Exercise aim:
Check every line below for the string "this", and copy the lines that contain it.

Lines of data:

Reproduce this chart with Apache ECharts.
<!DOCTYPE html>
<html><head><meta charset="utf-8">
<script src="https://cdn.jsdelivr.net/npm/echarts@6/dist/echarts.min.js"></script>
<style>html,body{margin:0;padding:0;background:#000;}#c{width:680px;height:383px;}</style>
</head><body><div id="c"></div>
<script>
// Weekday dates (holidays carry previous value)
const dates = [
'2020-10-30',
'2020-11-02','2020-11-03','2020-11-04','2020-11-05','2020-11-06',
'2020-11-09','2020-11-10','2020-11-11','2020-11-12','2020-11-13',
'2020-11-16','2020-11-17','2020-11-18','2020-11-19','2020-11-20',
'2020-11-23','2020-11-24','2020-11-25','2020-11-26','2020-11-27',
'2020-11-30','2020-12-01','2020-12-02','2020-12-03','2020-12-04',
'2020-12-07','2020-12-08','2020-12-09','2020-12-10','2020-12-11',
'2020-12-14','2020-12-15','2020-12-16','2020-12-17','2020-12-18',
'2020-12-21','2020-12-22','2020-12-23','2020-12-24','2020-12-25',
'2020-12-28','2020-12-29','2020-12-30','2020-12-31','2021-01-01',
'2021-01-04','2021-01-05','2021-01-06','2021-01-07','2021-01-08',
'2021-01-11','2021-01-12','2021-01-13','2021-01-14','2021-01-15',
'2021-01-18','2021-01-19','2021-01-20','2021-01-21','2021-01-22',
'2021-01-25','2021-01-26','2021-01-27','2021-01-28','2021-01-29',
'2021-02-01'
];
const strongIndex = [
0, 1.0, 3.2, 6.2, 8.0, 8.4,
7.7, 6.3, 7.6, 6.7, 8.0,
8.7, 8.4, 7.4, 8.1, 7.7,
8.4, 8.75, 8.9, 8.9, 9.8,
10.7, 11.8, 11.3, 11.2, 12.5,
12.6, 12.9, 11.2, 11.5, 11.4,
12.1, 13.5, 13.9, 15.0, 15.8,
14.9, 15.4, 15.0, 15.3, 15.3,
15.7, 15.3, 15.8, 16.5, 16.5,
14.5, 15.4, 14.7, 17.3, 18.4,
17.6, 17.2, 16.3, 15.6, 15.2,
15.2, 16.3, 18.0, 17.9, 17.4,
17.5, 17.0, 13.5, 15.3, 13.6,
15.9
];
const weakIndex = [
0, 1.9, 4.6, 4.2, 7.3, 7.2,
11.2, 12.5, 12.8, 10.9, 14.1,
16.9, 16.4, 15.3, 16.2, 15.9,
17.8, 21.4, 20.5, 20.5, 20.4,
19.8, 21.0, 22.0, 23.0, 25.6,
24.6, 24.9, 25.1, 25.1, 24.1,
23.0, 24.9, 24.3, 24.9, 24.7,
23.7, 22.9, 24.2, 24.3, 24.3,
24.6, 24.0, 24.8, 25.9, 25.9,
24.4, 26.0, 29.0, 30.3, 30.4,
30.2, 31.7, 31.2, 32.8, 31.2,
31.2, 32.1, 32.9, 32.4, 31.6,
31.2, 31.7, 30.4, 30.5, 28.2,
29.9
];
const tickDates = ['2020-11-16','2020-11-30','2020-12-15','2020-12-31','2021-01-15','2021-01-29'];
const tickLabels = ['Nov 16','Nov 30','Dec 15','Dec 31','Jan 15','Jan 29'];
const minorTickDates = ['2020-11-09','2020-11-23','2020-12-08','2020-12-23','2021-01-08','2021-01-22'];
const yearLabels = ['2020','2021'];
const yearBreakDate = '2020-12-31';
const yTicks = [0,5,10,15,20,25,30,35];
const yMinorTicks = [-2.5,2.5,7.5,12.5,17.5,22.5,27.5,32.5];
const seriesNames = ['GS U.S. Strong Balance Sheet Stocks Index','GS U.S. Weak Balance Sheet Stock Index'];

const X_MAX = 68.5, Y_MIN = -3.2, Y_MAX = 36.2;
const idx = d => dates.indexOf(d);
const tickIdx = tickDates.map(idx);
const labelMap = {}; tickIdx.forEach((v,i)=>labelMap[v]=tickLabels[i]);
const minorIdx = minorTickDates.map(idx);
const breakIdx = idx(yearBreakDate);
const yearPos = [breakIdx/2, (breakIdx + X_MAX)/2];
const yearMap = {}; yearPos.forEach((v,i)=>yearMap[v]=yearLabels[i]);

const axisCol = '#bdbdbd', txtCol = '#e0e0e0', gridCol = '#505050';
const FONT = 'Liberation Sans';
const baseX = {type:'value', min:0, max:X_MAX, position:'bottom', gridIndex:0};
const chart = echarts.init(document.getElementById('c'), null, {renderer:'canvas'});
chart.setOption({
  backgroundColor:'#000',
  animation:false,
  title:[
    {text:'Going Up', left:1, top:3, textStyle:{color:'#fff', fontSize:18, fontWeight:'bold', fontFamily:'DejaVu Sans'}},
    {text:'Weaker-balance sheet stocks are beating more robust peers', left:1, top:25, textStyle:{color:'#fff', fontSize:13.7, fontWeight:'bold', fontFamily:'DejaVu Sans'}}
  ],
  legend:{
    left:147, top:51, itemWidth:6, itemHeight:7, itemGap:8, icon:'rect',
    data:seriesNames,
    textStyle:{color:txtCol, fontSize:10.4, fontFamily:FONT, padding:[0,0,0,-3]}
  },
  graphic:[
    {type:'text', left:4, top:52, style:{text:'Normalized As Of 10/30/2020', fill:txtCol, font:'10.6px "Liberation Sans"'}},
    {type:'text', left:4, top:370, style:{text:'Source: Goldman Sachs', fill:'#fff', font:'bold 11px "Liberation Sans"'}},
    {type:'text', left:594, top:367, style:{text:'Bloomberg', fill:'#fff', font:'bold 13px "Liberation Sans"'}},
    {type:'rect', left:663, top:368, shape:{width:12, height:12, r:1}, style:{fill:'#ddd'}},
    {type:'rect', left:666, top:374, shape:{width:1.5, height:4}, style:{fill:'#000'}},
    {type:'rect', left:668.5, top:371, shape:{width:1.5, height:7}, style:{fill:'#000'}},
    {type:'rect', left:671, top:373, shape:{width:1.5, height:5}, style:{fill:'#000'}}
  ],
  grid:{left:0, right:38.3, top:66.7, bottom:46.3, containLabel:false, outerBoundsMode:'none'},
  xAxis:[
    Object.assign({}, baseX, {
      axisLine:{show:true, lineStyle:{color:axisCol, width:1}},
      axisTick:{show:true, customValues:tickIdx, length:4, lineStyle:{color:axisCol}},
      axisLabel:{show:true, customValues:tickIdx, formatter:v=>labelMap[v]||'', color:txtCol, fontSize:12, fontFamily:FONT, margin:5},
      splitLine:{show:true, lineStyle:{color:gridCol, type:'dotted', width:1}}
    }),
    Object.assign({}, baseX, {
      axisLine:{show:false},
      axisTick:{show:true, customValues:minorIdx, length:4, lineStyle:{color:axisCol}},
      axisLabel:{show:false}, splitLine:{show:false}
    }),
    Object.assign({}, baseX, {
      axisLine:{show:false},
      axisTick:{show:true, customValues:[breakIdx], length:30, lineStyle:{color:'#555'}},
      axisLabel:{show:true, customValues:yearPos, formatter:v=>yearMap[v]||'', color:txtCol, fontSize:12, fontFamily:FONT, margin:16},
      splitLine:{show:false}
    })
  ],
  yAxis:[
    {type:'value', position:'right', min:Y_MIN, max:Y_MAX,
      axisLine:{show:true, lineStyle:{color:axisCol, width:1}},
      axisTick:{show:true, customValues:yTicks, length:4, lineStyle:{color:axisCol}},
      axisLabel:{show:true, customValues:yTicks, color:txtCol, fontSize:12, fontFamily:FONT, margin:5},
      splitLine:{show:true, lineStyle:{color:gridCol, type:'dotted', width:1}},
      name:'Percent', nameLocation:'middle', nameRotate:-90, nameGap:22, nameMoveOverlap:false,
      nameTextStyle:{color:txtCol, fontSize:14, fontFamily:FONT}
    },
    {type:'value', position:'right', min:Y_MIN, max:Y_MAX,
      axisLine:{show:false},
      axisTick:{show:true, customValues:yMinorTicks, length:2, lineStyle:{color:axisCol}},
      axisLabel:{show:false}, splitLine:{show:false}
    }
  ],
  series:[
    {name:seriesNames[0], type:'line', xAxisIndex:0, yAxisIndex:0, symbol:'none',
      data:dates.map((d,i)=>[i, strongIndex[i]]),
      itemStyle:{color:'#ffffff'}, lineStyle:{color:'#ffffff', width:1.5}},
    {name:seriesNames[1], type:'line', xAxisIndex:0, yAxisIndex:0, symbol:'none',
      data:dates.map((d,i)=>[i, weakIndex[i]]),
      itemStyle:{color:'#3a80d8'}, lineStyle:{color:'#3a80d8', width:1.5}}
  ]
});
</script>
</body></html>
==
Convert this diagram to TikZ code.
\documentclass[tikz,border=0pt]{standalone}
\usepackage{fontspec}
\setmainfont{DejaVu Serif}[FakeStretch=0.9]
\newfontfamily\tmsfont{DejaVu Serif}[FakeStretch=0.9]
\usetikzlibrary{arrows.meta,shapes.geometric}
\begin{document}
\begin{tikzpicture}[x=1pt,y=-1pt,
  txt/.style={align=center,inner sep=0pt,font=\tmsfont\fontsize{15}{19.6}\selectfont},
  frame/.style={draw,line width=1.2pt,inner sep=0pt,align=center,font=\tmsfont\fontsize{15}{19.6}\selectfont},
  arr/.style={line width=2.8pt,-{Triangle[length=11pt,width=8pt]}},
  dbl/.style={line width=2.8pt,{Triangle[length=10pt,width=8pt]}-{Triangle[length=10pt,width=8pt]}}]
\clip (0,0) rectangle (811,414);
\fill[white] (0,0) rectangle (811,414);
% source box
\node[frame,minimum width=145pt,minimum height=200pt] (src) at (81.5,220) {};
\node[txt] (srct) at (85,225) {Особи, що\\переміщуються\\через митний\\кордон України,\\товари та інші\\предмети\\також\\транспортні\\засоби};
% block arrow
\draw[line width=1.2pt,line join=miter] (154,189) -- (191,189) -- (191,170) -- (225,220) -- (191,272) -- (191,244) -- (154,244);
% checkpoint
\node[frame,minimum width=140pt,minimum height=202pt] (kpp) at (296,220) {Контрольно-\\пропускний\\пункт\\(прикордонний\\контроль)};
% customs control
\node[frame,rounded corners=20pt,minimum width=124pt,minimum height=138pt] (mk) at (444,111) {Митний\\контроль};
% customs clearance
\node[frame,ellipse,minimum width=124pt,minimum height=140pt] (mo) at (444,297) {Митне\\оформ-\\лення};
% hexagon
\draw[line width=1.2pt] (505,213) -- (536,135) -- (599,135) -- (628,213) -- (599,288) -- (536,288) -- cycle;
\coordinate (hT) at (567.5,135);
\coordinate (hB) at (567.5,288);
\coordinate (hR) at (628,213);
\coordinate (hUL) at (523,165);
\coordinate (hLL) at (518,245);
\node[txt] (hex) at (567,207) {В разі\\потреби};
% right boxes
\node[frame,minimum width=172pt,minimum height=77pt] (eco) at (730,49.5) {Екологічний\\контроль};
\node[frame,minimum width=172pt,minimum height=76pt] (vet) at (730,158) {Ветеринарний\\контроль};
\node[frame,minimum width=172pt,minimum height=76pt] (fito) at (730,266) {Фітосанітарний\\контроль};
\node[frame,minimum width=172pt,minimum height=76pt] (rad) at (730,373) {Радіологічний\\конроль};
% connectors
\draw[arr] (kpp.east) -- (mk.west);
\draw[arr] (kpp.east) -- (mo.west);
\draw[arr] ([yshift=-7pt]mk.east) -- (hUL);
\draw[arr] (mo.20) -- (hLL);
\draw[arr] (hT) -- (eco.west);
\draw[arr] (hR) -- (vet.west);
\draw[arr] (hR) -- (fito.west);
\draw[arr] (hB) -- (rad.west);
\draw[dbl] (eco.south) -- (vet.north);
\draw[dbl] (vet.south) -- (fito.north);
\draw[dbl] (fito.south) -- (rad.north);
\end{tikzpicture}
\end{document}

Answer in full:
Reproduce this chart with Apache ECharts.
Convert this diagram to TikZ code.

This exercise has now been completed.